Moreover, the artists and exhibitions he chooses to write about are just the ones you'd expect a mainstream New York art critic to pick--Damien Hirst, Barbara Kruger, Paul McCarthy and Gerhard Richter among contemporary artists, plus major historical shows like those devoted to Leonardo's drawings and Barnett Newman's paintings. Danto's opinions rarely stray far from the New York artworld's evaluative consensus about his subjects. A teacher as much as a critic, he writes gracious, lucid, jargon-free and often highly informative prose. His passage on Matthew Barney's use of Masonic symbolism should be required reading for anyone who has been perplexed by that puzzling artist. But for the already informed reader, Danto's criticism lacks the excitement of a strongly idiosyncratic, contrarian or otherwise unexpected point of view.

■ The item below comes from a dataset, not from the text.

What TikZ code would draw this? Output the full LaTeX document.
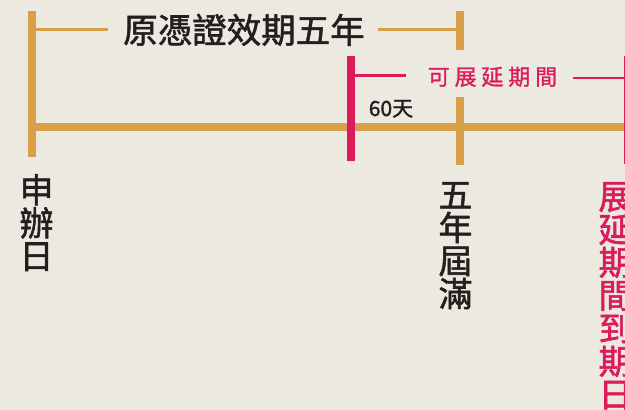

Indeed, Danto's favorite critical tenet seems oddly outdated. The idea that institutional context determines what art is and so art can look like anything, and even appear indistinguishable from the objects and activities of ordinary life--as in Fluxus art, to which he devotes a chapter--is taken for granted by most artists, critics, curators and teachers. Given the vast quantity of bad art that has been made lately in the name of bridging the art-life gap, it would be much more interesting to hear something else--like maybe a knowledgeable argument in favor of the autonomous, unmistakably artistic object.

Perhaps because he is a philosopher, Danto is interested above all in artworks as "embodied meanings," whereas W.J.T. Mitchell is concerned with a less intellectual and possibly more primitive experience of visual objects. In his exceptionally provocative new collection of essays, What Do Pictures Want? The Lives and Loves of Images, he explores the psychology of our relationship to images: not how they can be cognitively mastered but how they often seem to have magical lives of their own, affecting us as like conscious beings with their own desires, feelings, fantasies, demands and intentions.

Mitchell brings to bear on his subject a formidable amount of theory--Freudian, Marxist, feminist and on and on--and applies it productively and often entertainingly to the whole field of visual culture, including newspaper photographs, TV commercials, racist caricatures and works of fine art. He has a kaleidoscopic mind, and although he writes clearly by academic standards, it can be exhausting to keep up with each turn of the lens.

Ordinarily we are led to think that only people from cultures less developed than ours believe that pictures and handcrafted objects have inner lives. Our modern orthodoxy takes the artwork to be inanimate; it may express or represent the feelings of the artist or cause certain feelings in the viewer, but to think that the picture has feelings of its own would be regarded as worse than silly. It may not seem strange to say that a painting of an isolated house by Edward Hopper (my example) expresses sadness and loneliness, but it would be weird to claim that the painting itself is sad and lonely, somehow longing to be consoled or befriended. Yet, for Mitchell, that might just be the best way to account for the uncanny feelings a viewer has in the presence of such a picture. To relate to pictures as though they were sentient and willful would mean to cultivate something other than the usual skills of connoisseurship or scholarship. It would mean to develop greater receptivity, an ability to listen, so to speak, or, as Leo Steinberg put it in a passage approvingly cited by Mitchell, "to feel along with" the work as much as to see it and grasp its meaning.